> **Provided material**
-- -- --
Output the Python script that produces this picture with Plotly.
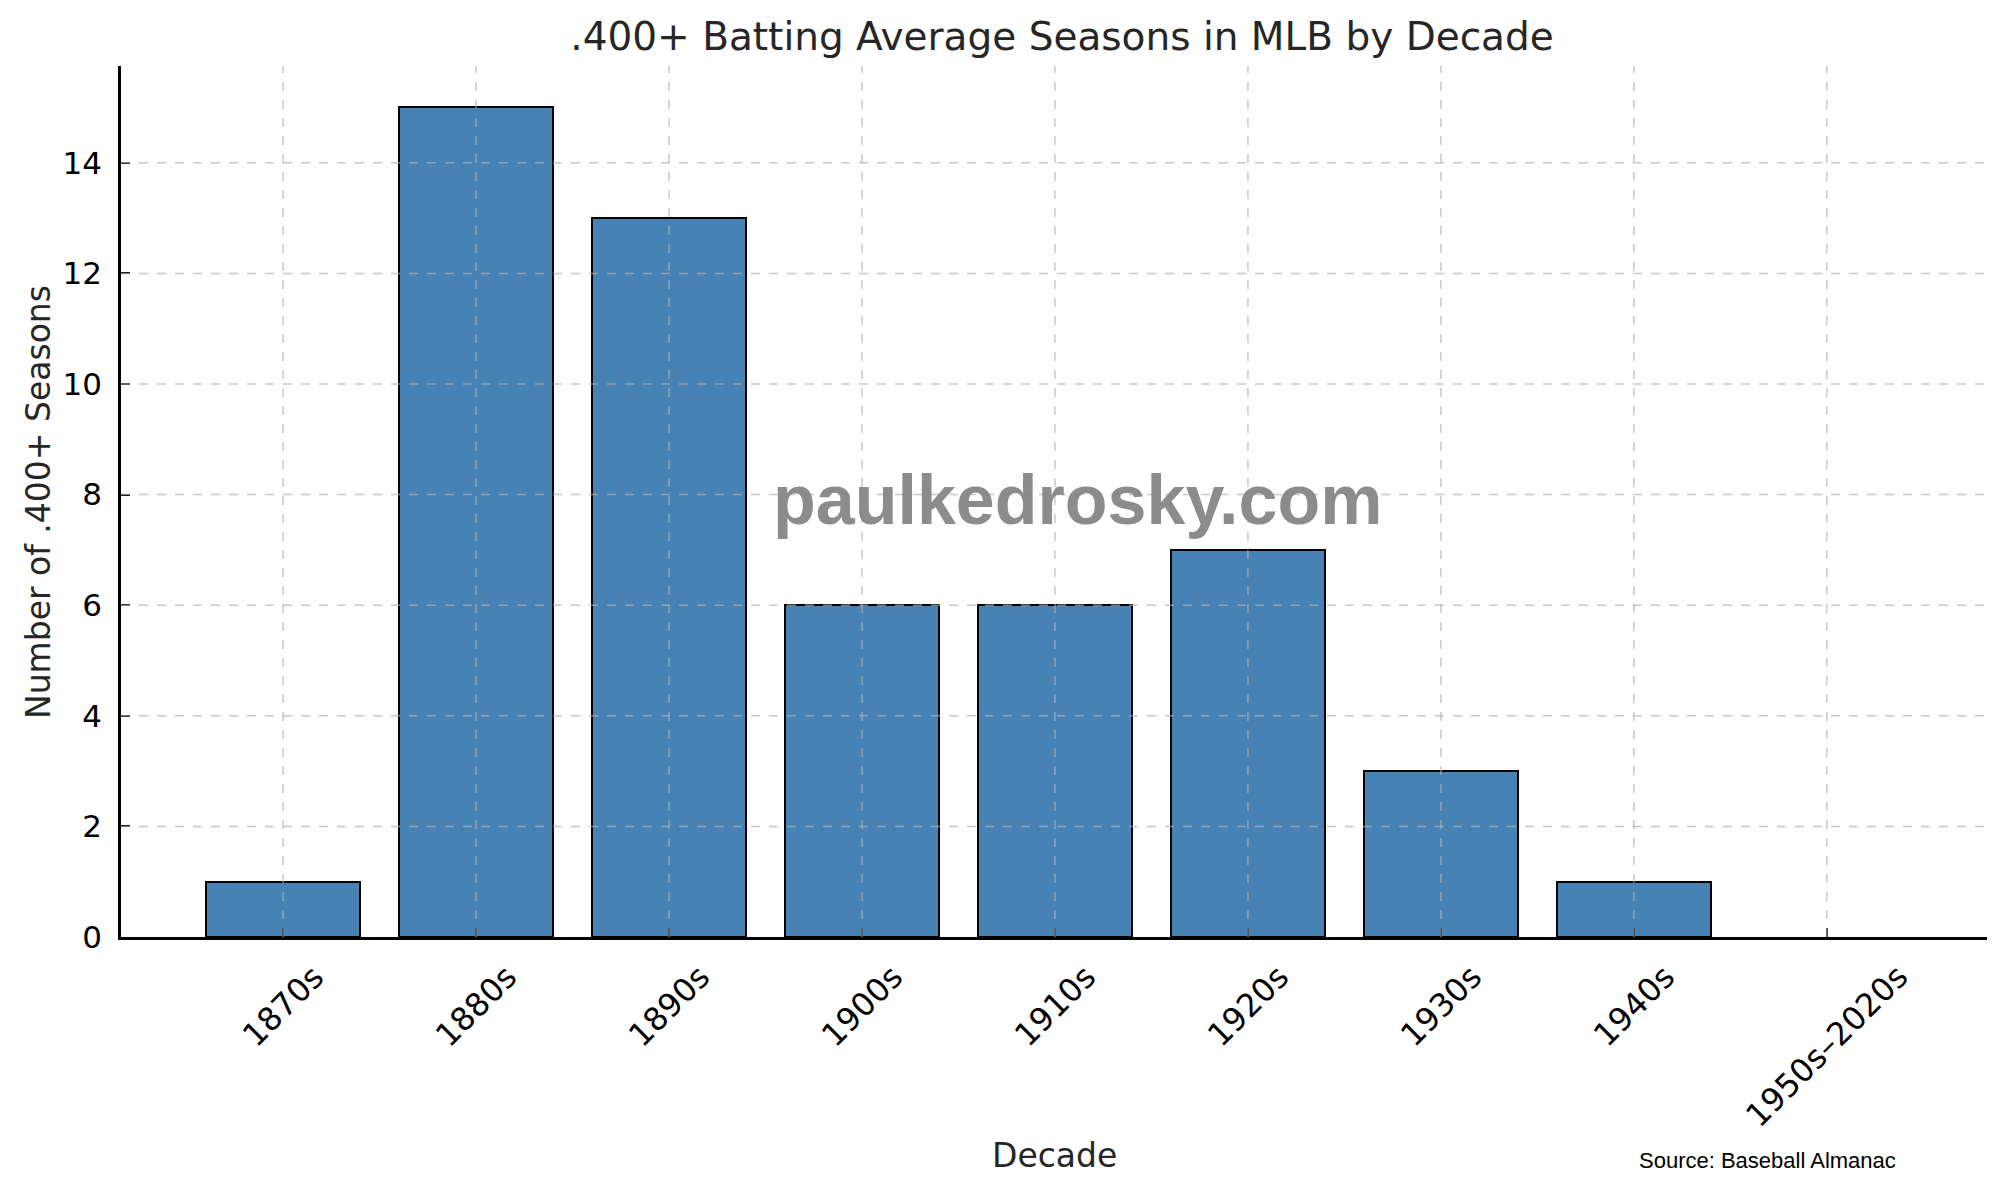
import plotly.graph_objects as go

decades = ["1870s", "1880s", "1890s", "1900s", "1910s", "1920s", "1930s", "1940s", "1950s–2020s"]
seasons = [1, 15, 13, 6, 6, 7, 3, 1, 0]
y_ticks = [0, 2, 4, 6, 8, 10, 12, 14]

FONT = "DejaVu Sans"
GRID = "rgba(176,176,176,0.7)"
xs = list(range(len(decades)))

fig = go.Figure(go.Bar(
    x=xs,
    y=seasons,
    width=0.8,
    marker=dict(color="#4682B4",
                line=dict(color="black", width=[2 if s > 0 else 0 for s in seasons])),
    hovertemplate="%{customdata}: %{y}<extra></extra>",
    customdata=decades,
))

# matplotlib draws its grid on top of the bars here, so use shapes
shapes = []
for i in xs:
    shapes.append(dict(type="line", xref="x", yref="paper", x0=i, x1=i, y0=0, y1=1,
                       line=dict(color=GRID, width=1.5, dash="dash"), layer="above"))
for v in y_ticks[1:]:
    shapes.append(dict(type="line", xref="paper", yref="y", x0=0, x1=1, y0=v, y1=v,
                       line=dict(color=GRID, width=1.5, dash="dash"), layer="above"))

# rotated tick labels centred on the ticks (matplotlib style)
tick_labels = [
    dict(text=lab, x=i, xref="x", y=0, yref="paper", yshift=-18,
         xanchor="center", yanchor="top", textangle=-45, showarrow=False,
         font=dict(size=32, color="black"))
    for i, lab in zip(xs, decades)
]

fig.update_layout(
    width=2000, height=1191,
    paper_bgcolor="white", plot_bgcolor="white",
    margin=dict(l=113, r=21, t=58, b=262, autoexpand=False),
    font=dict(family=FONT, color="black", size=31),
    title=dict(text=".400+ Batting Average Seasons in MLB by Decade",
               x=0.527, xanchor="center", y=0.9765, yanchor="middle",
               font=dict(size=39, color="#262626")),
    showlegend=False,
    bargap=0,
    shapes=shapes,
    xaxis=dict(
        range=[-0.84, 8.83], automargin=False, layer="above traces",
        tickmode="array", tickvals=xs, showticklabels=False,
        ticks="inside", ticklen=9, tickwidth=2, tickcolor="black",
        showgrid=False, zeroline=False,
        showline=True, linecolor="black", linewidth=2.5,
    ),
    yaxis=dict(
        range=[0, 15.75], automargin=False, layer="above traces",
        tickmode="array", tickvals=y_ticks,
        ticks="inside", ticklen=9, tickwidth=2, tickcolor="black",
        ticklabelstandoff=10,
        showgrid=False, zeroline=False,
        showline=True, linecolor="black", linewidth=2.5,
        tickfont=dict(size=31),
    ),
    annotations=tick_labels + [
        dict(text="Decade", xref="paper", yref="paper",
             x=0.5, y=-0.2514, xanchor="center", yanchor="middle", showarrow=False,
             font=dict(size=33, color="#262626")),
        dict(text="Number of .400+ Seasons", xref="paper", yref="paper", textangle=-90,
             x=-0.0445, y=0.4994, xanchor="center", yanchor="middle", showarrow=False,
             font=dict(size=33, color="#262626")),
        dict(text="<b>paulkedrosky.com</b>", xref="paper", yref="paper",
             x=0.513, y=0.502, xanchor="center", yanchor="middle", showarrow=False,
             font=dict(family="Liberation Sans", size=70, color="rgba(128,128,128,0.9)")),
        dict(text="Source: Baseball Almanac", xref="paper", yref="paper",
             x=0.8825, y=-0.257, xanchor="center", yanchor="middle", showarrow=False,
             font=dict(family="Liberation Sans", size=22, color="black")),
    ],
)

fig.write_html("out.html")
-- -- --
> **Written exercise**
Leave the pictures out and output the rest of the listing exactly.

> **Worked answer**
Output the Python script that produces this picture with Plotly.
import plotly.graph_objects as go

decades = ["1870s", "1880s", "1890s", "1900s", "1910s", "1920s", "1930s", "1940s", "1950s–2020s"]
seasons = [1, 15, 13, 6, 6, 7, 3, 1, 0]
y_ticks = [0, 2, 4, 6, 8, 10, 12, 14]

FONT = "DejaVu Sans"
GRID = "rgba(176,176,176,0.7)"
xs = list(range(len(decades)))

fig = go.Figure(go.Bar(
    x=xs,
    y=seasons,
    width=0.8,
    marker=dict(color="#4682B4",
                line=dict(color="black", width=[2 if s > 0 else 0 for s in seasons])),
    hovertemplate="%{customdata}: %{y}<extra></extra>",
    customdata=decades,
))

# matplotlib draws its grid on top of the bars here, so use shapes
shapes = []
for i in xs:
    shapes.append(dict(type="line", xref="x", yref="paper", x0=i, x1=i, y0=0, y1=1,
                       line=dict(color=GRID, width=1.5, dash="dash"), layer="above"))
for v in y_ticks[1:]:
    shapes.append(dict(type="line", xref="paper", yref="y", x0=0, x1=1, y0=v, y1=v,
                       line=dict(color=GRID, width=1.5, dash="dash"), layer="above"))

# rotated tick labels centred on the ticks (matplotlib style)
tick_labels = [
    dict(text=lab, x=i, xref="x", y=0, yref="paper", yshift=-18,
         xanchor="center", yanchor="top", textangle=-45, showarrow=False,
         font=dict(size=32, color="black"))
    for i, lab in zip(xs, decades)
]

fig.update_layout(
    width=2000, height=1191,
    paper_bgcolor="white", plot_bgcolor="white",
    margin=dict(l=113, r=21, t=58, b=262, autoexpand=False),
    font=dict(family=FONT, color="black", size=31),
    title=dict(text=".400+ Batting Average Seasons in MLB by Decade",
               x=0.527, xanchor="center", y=0.9765, yanchor="middle",
               font=dict(size=39, color="#262626")),
    showlegend=False,
    bargap=0,
    shapes=shapes,
    xaxis=dict(
        range=[-0.84, 8.83], automargin=False, layer="above traces",
        tickmode="array", tickvals=xs, showticklabels=False,
        ticks="inside", ticklen=9, tickwidth=2, tickcolor="black",
        showgrid=False, zeroline=False,
        showline=True, linecolor="black", linewidth=2.5,
    ),
    yaxis=dict(
        range=[0, 15.75], automargin=False, layer="above traces",
        tickmode="array", tickvals=y_ticks,
        ticks="inside", ticklen=9, tickwidth=2, tickcolor="black",
        ticklabelstandoff=10,
        showgrid=False, zeroline=False,
        showline=True, linecolor="black", linewidth=2.5,
        tickfont=dict(size=31),
    ),
    annotations=tick_labels + [
        dict(text="Decade", xref="paper", yref="paper",
             x=0.5, y=-0.2514, xanchor="center", yanchor="middle", showarrow=False,
             font=dict(size=33, color="#262626")),
        dict(text="Number of .400+ Seasons", xref="paper", yref="paper", textangle=-90,
             x=-0.0445, y=0.4994, xanchor="center", yanchor="middle", showarrow=False,
             font=dict(size=33, color="#262626")),
        dict(text="<b>paulkedrosky.com</b>", xref="paper", yref="paper",
             x=0.513, y=0.502, xanchor="center", yanchor="middle", showarrow=False,
             font=dict(family="Liberation Sans", size=70, color="rgba(128,128,128,0.9)")),
        dict(text="Source: Baseball Almanac", xref="paper", yref="paper",
             x=0.8825, y=-0.257, xanchor="center", yanchor="middle", showarrow=False,
             font=dict(family="Liberation Sans", size=22, color="black")),
    ],
)

fig.write_html("out.html")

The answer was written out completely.